Бозе имел обыкновение шутя советовать мне: «Пишите сами свои речи, сударь, у вас они лучше получаются». Я упоминаю здесь об этом потому, что, когда мои хулители затрудняются, в чем бы еще меня обвинить, они делают предположение, что все мои речи были целиком написаны Юнгом. Я был настолько неумен, говорят они, что не смог бы сам придумать все это. Забат, бывший в то время моим chef de cabinet, любезно засвидетельствовал при рассмотрении моего дела на процессе по денацификации, что никто в ведомстве вице-канцлера никогда не сомневался: марбургская речь в точности отражала мои тогдашние взгляды. Нет ничего необычного в том, что человек, занимающий такую должность, как я в тот момент, пользуется услугами наилучших советников и помощников. Некоторые из самых известных речей президента Рузвельта были результатом подобного коллективного труда.

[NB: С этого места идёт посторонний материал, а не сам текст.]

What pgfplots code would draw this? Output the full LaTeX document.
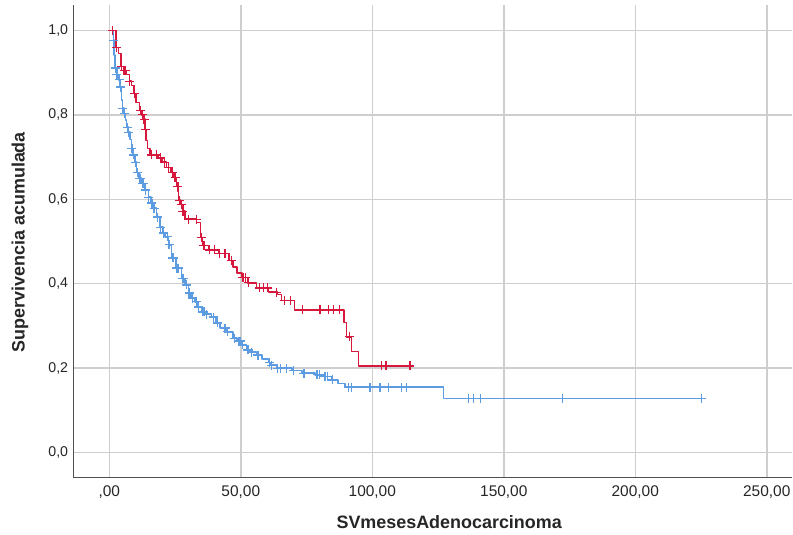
\documentclass[border=0pt]{standalone}
\usepackage{pgfplots}
\pgfplotsset{compat=1.18}
\usepackage{fontspec}
\setmainfont{Liberation Sans}
\definecolor{kmred}{RGB}{214,24,60}
\definecolor{kmblue}{RGB}{94,156,226}
\definecolor{gridc}{RGB}{206,206,206}
\definecolor{axc}{RGB}{80,80,80}
\begin{document}
\begin{tikzpicture}
\path[use as bounding box] (-73.3bp,-57.5bp) rectangle (719.7bp,477.5bp);
\begin{axis}[
  at={(0,0)}, anchor=south west, scale only axis,
  width=718.7bp, height=472.5bp,
  xmin=-13.7, xmax=259.6, ymin=-0.0592, ymax=1.0604,
  axis x line*=bottom, axis y line*=left,
  axis line style={axc, line width=1.3bp},
  xtick={0,50,100,150,200,250}, ytick={0,0.2,0.4,0.6,0.8,1},
  xticklabels={{,00},{50,00},{100,00},{150,00},{200,00},{250,00}},
  yticklabels={{0,0},{0,2},{0,4},{0,6},{0,8},{1,0}},
  major tick length=0pt,
  grid=major, major grid style={gridc, line width=1.5bp},
  tick label style={text=black!85, inner sep=0pt},
  x tick label style={font=\fontsize{15.5}{17}\selectfont, anchor=center, yshift=-14.5bp},
  y tick label style={font=\fontsize{14.2}{16}\selectfont, anchor=east, xshift=-5bp},
  xlabel={SVmesesAdenocarcinoma},
  ylabel={Supervivencia acumulada},
  label style={font=\bfseries\fontsize{18}{20}\selectfont, text=black!85, inner sep=0pt},
  x label style={at={(axis description cs:0.523,0)}, anchor=center, yshift=-44.5bp},
  y label style={at={(axis description cs:0,0.498)}, anchor=center, yshift=53.3bp},
  clip=false,
]
% blue group: step curve
\addplot[const plot, kmblue, line width=1.4bp, line join=round, line cap=round] coordinates {
(1.3,1.0) (1.5,0.977) (1.8,0.942) (2.2,0.911) (2.9,0.895) (3.4,0.883) (4.1,0.866)
(4.6,0.835) (5.1,0.816) (5.6,0.804) (6.2,0.788) (6.6,0.771) (7.2,0.759) (7.9,0.741)
(8.5,0.721) (9.0,0.705) (9.8,0.688) (10.4,0.664) (11.3,0.650) (12.3,0.638) (13.6,0.622)
(14.8,0.605) (15.9,0.591) (16.7,0.579) (18.0,0.558) (19.3,0.534) (20.4,0.520) (21.2,0.511)
(22.4,0.492) (23.7,0.461) (25.4,0.437) (27.5,0.413) (28.8,0.397) (30.0,0.378) (31.1,0.366)
(32.6,0.357) (33.7,0.345) (35.1,0.333) (36.4,0.328) (38.9,0.321) (40.6,0.307) (42.1,0.295)
(44.6,0.286) (47.0,0.271) (48.6,0.264) (50.3,0.255) (52.2,0.243) (53.5,0.238) (56.0,0.231)
(58.1,0.222) (60.5,0.214) (61.5,0.207) (63.6,0.200) (69.4,0.195) (73.2,0.188) (78.2,0.184)
(81.4,0.180) (84.6,0.172) (87.0,0.164) (89.6,0.155) (127.0,0.128) (226.5,0.128)
};
% blue censored
\addplot[only marks, mark=+, mark size=4.5bp, kmblue, line width=1.2bp] coordinates {
(1.5,0.977) (2.2,0.911) (2.9,0.895) (3.8,0.883) (4.3,0.866) (5.1,0.816) (5.7,0.804)
(6.8,0.771) (7.3,0.759) (8.6,0.721) (9.3,0.705) (10.0,0.688) (10.7,0.664) (11.5,0.650)
(12.0,0.650) (12.6,0.638) (13.0,0.638) (13.9,0.622) (15.0,0.605) (16.2,0.591) (17.0,0.579)
(18.3,0.558) (19.5,0.534) (20.6,0.520) (22.0,0.511) (22.7,0.492) (24.0,0.461) (24.5,0.461)
(25.7,0.437) (26.2,0.437) (27.8,0.413) (28.2,0.413) (29.2,0.397) (30.3,0.378) (31.5,0.366)
(33.0,0.357) (34.0,0.345) (35.5,0.333) (36.0,0.333) (37.0,0.328) (39.5,0.321) (41.0,0.307)
(44.0,0.295) (45.0,0.286) (47.5,0.271) (49.0,0.264) (49.7,0.264) (50.5,0.255) (52.5,0.243)
(53.0,0.243) (54.0,0.238) (56.5,0.231) (60.8,0.214) (61.8,0.207) (64.0,0.200) (65.0,0.200)
(67.5,0.200) (70.0,0.195) (74.0,0.188) (79.0,0.184) (80.0,0.184) (82.0,0.180) (83.0,0.180)
(85.0,0.172) (90.9,0.155) (92.2,0.155) (99.1,0.155) (102.9,0.155) (106.1,0.155) (111.2,0.155)
(113.1,0.155) (136.5,0.128) (138.4,0.128) (141.0,0.128) (172.2,0.128) (225.2,0.128)
};
% red group: step curve
\addplot[const plot, kmred, line width=1.4bp, line join=round, line cap=round] coordinates {
(1.2,1.0) (2.5,0.96) (3.5,0.945) (4.5,0.915) (5.5,0.905) (6.5,0.895) (7.6,0.88) (8.5,0.87)
(9.4,0.85) (10.2,0.83) (11.4,0.81) (12.3,0.80) (12.9,0.79) (13.5,0.765) (14.0,0.74)
(14.6,0.72) (15.5,0.705) (18.5,0.698) (20.0,0.688) (21.8,0.676) (23.5,0.664) (24.5,0.652)
(25.5,0.63) (26.0,0.62) (26.3,0.598) (27.0,0.587) (28.0,0.572) (28.8,0.553) (33.2,0.545)
(34.6,0.51) (35.5,0.49) (37.7,0.48) (41.5,0.472) (45.5,0.455) (47.0,0.44) (48.5,0.425)
(50.5,0.414) (52.5,0.402) (56.0,0.39) (60.5,0.38) (64.0,0.375) (65.5,0.36) (70.5,0.338)
(89.3,0.308) (90.2,0.274) (92.2,0.24) (94.7,0.205) (115.5,0.205)
};
% red censored
\addplot[only marks, mark=+, mark size=4.5bp, kmred, line width=1.2bp] coordinates {
(1.2,1.0) (2.8,0.96) (4.6,0.915) (5.6,0.905) (6.3,0.905) (7.8,0.88) (9.6,0.85) (11.8,0.81)
(12.6,0.80) (13.2,0.79) (13.8,0.765) (16.0,0.705) (18.0,0.705) (19.5,0.698) (21.0,0.688)
(22.5,0.676) (24.0,0.664) (25.0,0.652) (26.1,0.63) (26.8,0.598) (27.3,0.587) (28.0,0.572)
(30.0,0.553) (33.0,0.553) (35.0,0.51) (36.0,0.49) (38.0,0.48) (40.0,0.48) (42.0,0.472)
(44.0,0.472) (46.5,0.455) (50.5,0.414) (51.0,0.414) (51.8,0.414) (53.0,0.402) (57.0,0.39)
(58.5,0.39) (60.0,0.39) (63.5,0.38) (66.5,0.36) (69.0,0.36) (73.5,0.338) (80.1,0.338)
(83.3,0.338) (85.2,0.338) (87.5,0.338) (91.3,0.274) (103.6,0.205) (105.2,0.205) (114.3,0.205)
};
\end{axis}
\end{tikzpicture}
\end{document}
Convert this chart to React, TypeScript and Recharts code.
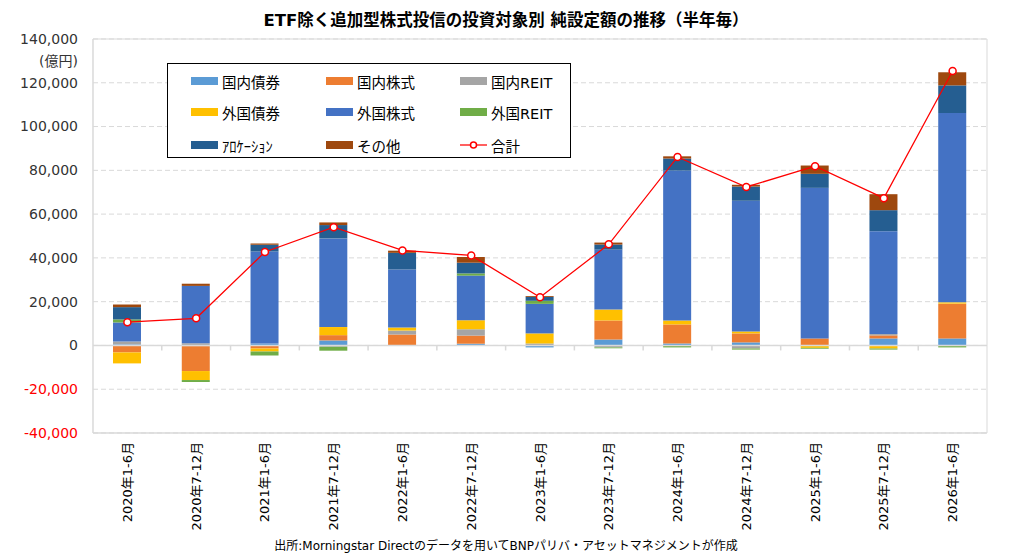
import React from 'react';
import {
    ComposedChart, Bar, Line, XAxis, YAxis, CartesianGrid, ReferenceLine, ReferenceArea, Legend,
} from 'recharts';

// 半年毎の期間
const periods = [
    '2020年1-6月', '2020年7-12月', '2021年1-6月', '2021年7-12月', '2022年1-6月', '2022年7-12月',
    '2023年1-6月', '2023年7-12月', '2024年1-6月', '2024年7-12月', '2025年1-6月', '2025年7-12月', '2026年1-6月',
];

// 純設定額（億円）
const domesticBond = [500, -300, 900, 2300, 0, 800, -900, 2700, 900, 1400, -200, 3200, 3200];
const domesticEquity = [-3200, -11400, -1400, 2400, 5000, 3700, 0, 8700, 8700, 4100, 3200, 1400, 15900];
const domesticReit = [1300, 1000, 0, -600, 1800, 2900, 900, -900, 0, -1400, 0, 600, 0];
const foreignBond = [-5000, -4100, -1400, 3700, 1400, 4100, 4600, 5000, 1800, 900, -900, -1400, 600];
const foreignEquity = [8700, 26200, 42000, 40500, 26500, 20400, 13500, 27400, 68500, 59700, 68800, 47000, 86500];
const foreignReit = [1400, -900, -1800, -1800, 0, 1000, 1400, -400, -900, -500, -400, -500, -900];
const allocation = [5600, 0, 3100, 6100, 7600, 4900, 1800, 2300, 5500, 6500, 6400, 9600, 12600];
const others = [1200, 1000, 600, 1200, 1000, 2600, 400, 900, 1000, 800, 3800, 7300, 6000];
const total = [10600, 12400, 42700, 54000, 43400, 41100, 22000, 46200, 86100, 72400, 81900, 67300, 125400];

const yTicks = [-40000, -20000, 0, 20000, 40000, 60000, 80000, 100000, 120000, 140000];

const series = [
    { key: 'domesticBond', name: '国内債券', color: '#5B9BD5', values: domesticBond },
    { key: 'domesticEquity', name: '国内株式', color: '#ED7D31', values: domesticEquity },
    { key: 'domesticReit', name: '国内REIT', color: '#A5A5A5', values: domesticReit },
    { key: 'foreignBond', name: '外国債券', color: '#FFC000', values: foreignBond },
    { key: 'foreignEquity', name: '外国株式', color: '#4472C4', values: foreignEquity },
    { key: 'foreignReit', name: '外国REIT', color: '#70AD47', values: foreignReit },
    { key: 'allocation', name: 'ｱﾛｹｰｼｮﾝ', color: '#255E91', values: allocation },
    { key: 'others', name: 'その他', color: '#9E480E', values: others },
];

const data = periods.map((period, i) => {
    const row: Record<string, string | number> = { period, total: total[i] };
    series.forEach((s) => { row[s.key] = s.values[i]; });
    return row;
});

const FONT = "'DejaVu Sans', 'Noto Sans CJK JP', sans-serif";
const GRID = '#D9D9D9';

const YTick = ({ y, payload }: any) => (
    <text x={78} y={y} dy="0.35em" textAnchor="end" fontSize={14} fontFamily={FONT}
        fill={payload.value < 0 ? '#FF0000' : '#333333'}>
        {Number(payload.value).toLocaleString('en-US')}
    </text>
);

const XTick = ({ x, payload }: any) => (
    <text transform={`translate(${x + 4.5}, 442) rotate(-90)`} textAnchor="end" fontSize={13}
        fontFamily={FONT} fill="#000000">
        {payload.value}
    </text>
);

// 0の軸線と区切りの目盛り
const ZeroAxis = ({ x1, x2, y1 }: any) => {
    const step = (x2 - x1) / periods.length;
    return (
        <g>
            <line x1={x1} y1={y1} x2={x2} y2={y1} stroke={GRID} strokeWidth={1.5} />
            {periods.slice(1).map((p, i) => (
                <line key={p} x1={x1 + step * (i + 1)} y1={y1} x2={x1 + step * (i + 1)} y2={y1 + 5}
                    stroke={GRID} strokeWidth={1.5} />
            ))}
        </g>
    );
};

const colX = [23, 158, 292];
const rowY = [17, 48, 81];

const LegendBox = () => {
    const items = [...series.map((s) => ({ name: s.name, color: s.color, line: false })),
        { name: '合計', color: '#FF0000', line: true }];
    return (
        <div style={{ position: 'relative', width: 404, height: 95, border: '1px solid #000', background: '#fff', boxSizing: 'border-box' }}>
            {items.map((it, i) => {
                const left = colX[i % 3];
                const top = rowY[Math.floor(i / 3)];
                return (
                    <div key={it.name} style={{ position: 'absolute', left, top: top - 10, height: 20, display: 'flex', alignItems: 'center', whiteSpace: 'nowrap' }}>
                        {it.line ? (
                            <svg width={27} height={10}>
                                <line x1={0} y1={5} x2={27} y2={5} stroke="#FF0000" strokeWidth={1.25} />
                                <circle cx={13.5} cy={5} r={3} fill="#fff" stroke="#FF0000" strokeWidth={1.5} />
                            </svg>
                        ) : (
                            <div style={{ width: 27, height: 8, background: it.color }} />
                        )}
                        <span style={{ marginLeft: 4, fontSize: 14.5, fontFamily: FONT, color: '#000' }}>{it.name}</span>
                    </div>
                );
            })}
        </div>
    );
};

export default function App() {
    return (
        <div style={{ position: 'relative', width: 1012, height: 558, background: '#fff', fontFamily: FONT }}>
            <style>{'body{margin:0}'}</style>
            <div style={{ position: 'absolute', left: 0, width: 1012, top: 7, textAlign: 'center', fontSize: 16.5, fontWeight: 'bold', color: '#000' }}>
                ETF除く追加型株式投信の投資対象別 純設定額の推移（半年毎）
            </div>
            <div style={{ position: 'absolute', right: 1012 - 78, top: 50, fontSize: 14, color: '#333' }}>(億円)</div>
            <ComposedChart width={1012} height={558} data={data} stackOffset="sign"
                margin={{ top: 39, right: 25, bottom: 0, left: 0 }}>
                <ReferenceArea y1={-40000} y2={140000} fill="none" stroke={GRID} strokeWidth={1} />
                <CartesianGrid vertical={false} stroke={GRID} strokeDasharray="5 3" />
                <XAxis dataKey="period" height={125} interval={0} tick={<XTick />} tickLine={false}
                    axisLine={{ stroke: GRID }} />
                <YAxis width={93} domain={[-40000, 140000]} ticks={yTicks} tick={<YTick />}
                    tickLine={false} axisLine={{ stroke: GRID }} allowDataOverflow />
                {series.map((s) => (
                    <Bar key={s.key} dataKey={s.key} name={s.name} stackId="a" fill={s.color} barSize={28}
                        isAnimationActive={false} />
                ))}
                <ReferenceLine y={0} shape={<ZeroAxis />} />
                <Line dataKey="total" name="合計" stroke="#FF0000" strokeWidth={1.25}
                    dot={{ r: 3.5, fill: '#fff', stroke: '#FF0000', strokeWidth: 1.5 }} isAnimationActive={false} />
                <Legend verticalAlign="middle" align="center" content={<LegendBox />}
                    wrapperStyle={{ left: 167, top: 63, width: 404, height: 95 }} />
            </ComposedChart>
            <div style={{ position: 'absolute', left: 0, width: 1012, top: 536, textAlign: 'center', fontSize: 12, color: '#000' }}>
                出所:Morningstar Directのデータを用いてBNPパリバ・アセットマネジメントが作成
            </div>
        </div>
    );
}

В то время, когда я в 1948 году отбывал свой срок в трудовом лагере в Гармише, у меня произошел разговор с одним бывшим генералом СС. Он был полицейским чиновником, и в 1933 году его, как специалиста, направили для усиления гестапо. По его мнению, главным инструментом Гитлера при подавлении ремовского путча выступало не СС, а Sicherheitsdienst[129] Гейдриха. Берлинскими частями этой службы командовал человек по фамилии Беренс. Генерал рассказал мне, что ему было поручено допросить Эдгара Юнга на предмет выяснения, не он ли написал для меня марбургскую речь. Юнг это отрицал, и дальнейшими допросами занялся Беренс. Должно быть, вскоре после этого Юнг был расстрелян.
В конце февраля 1948 года меня вызвали свидетелем в Нюрнберг на один из позднейших процессов (хотя в действительности давать показания мне не пришлось). Там у меня произошел еще один короткий разговор с полицейским чиновником, которого я назову здесь как Г., в результате чего я выяснил некоторые дополнительные подробности гибели второго моего друга, Бозе. Он был убит, как сообщил мне Г., при попытке оказать сопротивление. Г. рассказал, что вечером 30 июня он получил приказ переправить труп Бозе в морг. В заключении патологоанатома говорилось, что он получил несколько пуль в сердце, а в помещении канцелярии было подобрано пять или шесть стреляных гильз. Г. занимался этим делом еще неделю, имея инструкции изучить мой архив на предмет нахождения доказательств соучастия в заговоре Рема. Он, однако, пришел к выводу, что такая работа для одного человека непосильна, и передал все папки в гестапо.
Бозе, как я уже говорил, собирал документы о деятельности Гиммлера и Гейдриха. Ему помогал в делах, имевших отношение к прессе, человек по фамилии Бохов, который позднее некоторое время работал агентом Sicherheitsdienst. У меня нет ни малейших сомнений, что именно Бохов сообщил гестапо об этой стороне деятельности Бозе, а потому на нем лежит прямая ответственность за его смерть. Бохов позднее объявился в Вене, когда я работал там послом, и я еще расскажу о нем в связи с убийством другого моего служащего, фон Кеттелера, которое произошло в конце моего пребывания на этом посту.
С женой Бозе, у которой было двое малолетних детей, при известии о смерти мужа случился нервный припадок. Гестапо отказалось выдать его тело. Все жертвы чистки были поспешно кремированы во избежание неприятных расспросов о характере постигшей их смерти. Через неделю после его расстрела гестапо откликнулось на мои настойчивые требования, выдав мне урну, содержавшую его прах, и я, проигнорировав предупреждение Гиммлера о недопущении провоцирования публичных демонстраций, устроил достойные похороны на берлинском кладбище Шёнеберг. Я чувствовал: самое меньшее, что мне надлежит сделать, – это произнести подобающее надгробное слово. Я говорил о его высоком служении народу и о том, что мы хороним его как человека верности и чести. Все произносимое мной записывалось угрюмыми гестаповскими шпионами, затесавшимися в толпу пришедших на похороны.
Моя маленькая речь не прошла незамеченной. Муссолини прислал мне через германского посла в Риме фон Хасселя письмо, в котором называл мой поступок отважным и выражал удивление по поводу незначительности сопротивления, оказанного членами коалиционного кабинета. Возможно, этот факт в какой-то степени отражает ту крайнюю степень замешательства, которое царило тогда в наших умах.